どうすればこれがブロックソートだと気付くのでしょうか? 出力文字列を見てまず気付くのは、同じ文字が連続して現れるなど、ある程度の規則性があることです。もちろん、今までのデスマコロシアムの出力文字列にも規則性がありました。今回違うのは、規則性がありながらも、具体的に調べていくと、細かい部分が不規則になっていて、これをそのままコードに落とすのは困難だということです。
次に気付くべきは、文字列の先頭付近にある、あからさまに怪しい $ の文字です。いかにも何かの終端を表していそうです。ところで、上記の Wikipedia の記事によると、ブロックソートの変換後のデータは「ccoaa, 3」のように、変換後の文字列と開始位置の組で表されています。
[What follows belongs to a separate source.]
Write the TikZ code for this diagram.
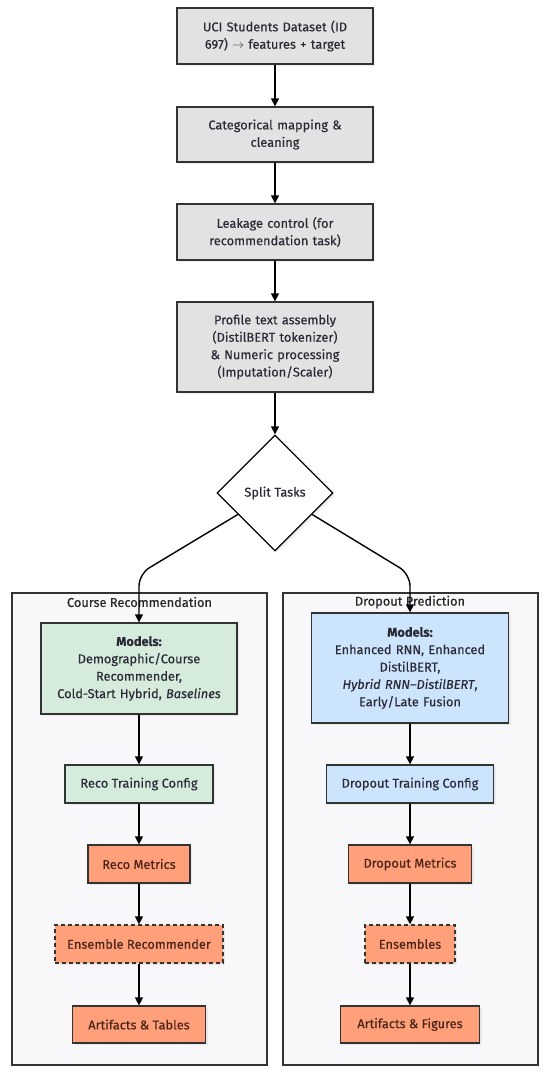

しかし、変換前の文字列に終端文字を付加しておけば、開始位置の情報を別途持たなくても、変換後の文字列に埋め込まれた終端文字の位置から特定することができ、実際にそのような実装も存在します。
したがって、
- ブロックソートの結果は同じ文字が連続する傾向がある
- ブロックソートをするときには終端文字を付加することがある
この2つを知っていれば、もしかしてブロックソートかな? と気付くことができます。
推測ができたところで、実際にブロックソートであることを確認してみます。まず、出力文字列に現れる文字の出現頻度を、ASCIIコード順に調べると、次のようになります。
文字 | 頻度 |
---|---|
$ | 1 |
0 | 16 |
1 | 16 |
2 | 16 |
3 | 16 |
4 | 17 |
5 | 17 |
6 | 15 |
… | … |
次に、出力文字列を、先頭から、この頻度に従って切り分けてみます。
文字 | 頻度 | 文字列 |
---|---|---|
$ | 1 | b |
0 | 16 | PP00$zzzuuuVVUUU |
1 | 16 | QQ11000vvvWWWVVV |
2 | 16 | RRR22211wwXXXWWW |
3 | 16 | SSS333222xxYYYXX |
4 | 17 | TTT444333yyyZZZYY |
5 | 17 | UUU555444zzzaaZZZ |
6 | 15 | VV66555000bbaaa |
ちょうどいい位置で切れていますね。ブロックソートで間違いなさそうです。
次に、ブロックソートする前の文字列の生成ですが、結果記事によると、「線形合同法っぽい方法で生成」できるようです。これは全く気付きませんでした(○○○○○=「ROT13」かな?とか思っていました)。もし気付いていたら、もっと違ったコードになっていたかもしれませんね。私のコードでは、この文字列を6文字単位のローテートと解釈して、 y と s を使ってなんとか生成しています。
(2015/11/7追記)「線形合同法っぽい方法」の部分について、 angel さん(アイコンが急にかわいくなった!)が詳しく考察されています。
ところで、ブロックソートは、データを縮めるための前処理として行われるものですが、今回はコードを縮めるためにわざわざ圧縮元のデータに遡るところが面白いと思いました。下手をしたら、圧縮データを埋め込んで逆符号化したほうが短くなるなんてことにもなりかねないわけで、うまくバランス調整されていると感じました。
まとめ
今回の問題はかなり難易度が高かったようで、題意通りに解けた人がわずかしかいなかったとのことですが、私としては、今までの問題よりパズル的な要素が強くて、とても楽しめました。
ciel さん、出題及び集計お疲れ様でした。次回も楽しみにしています。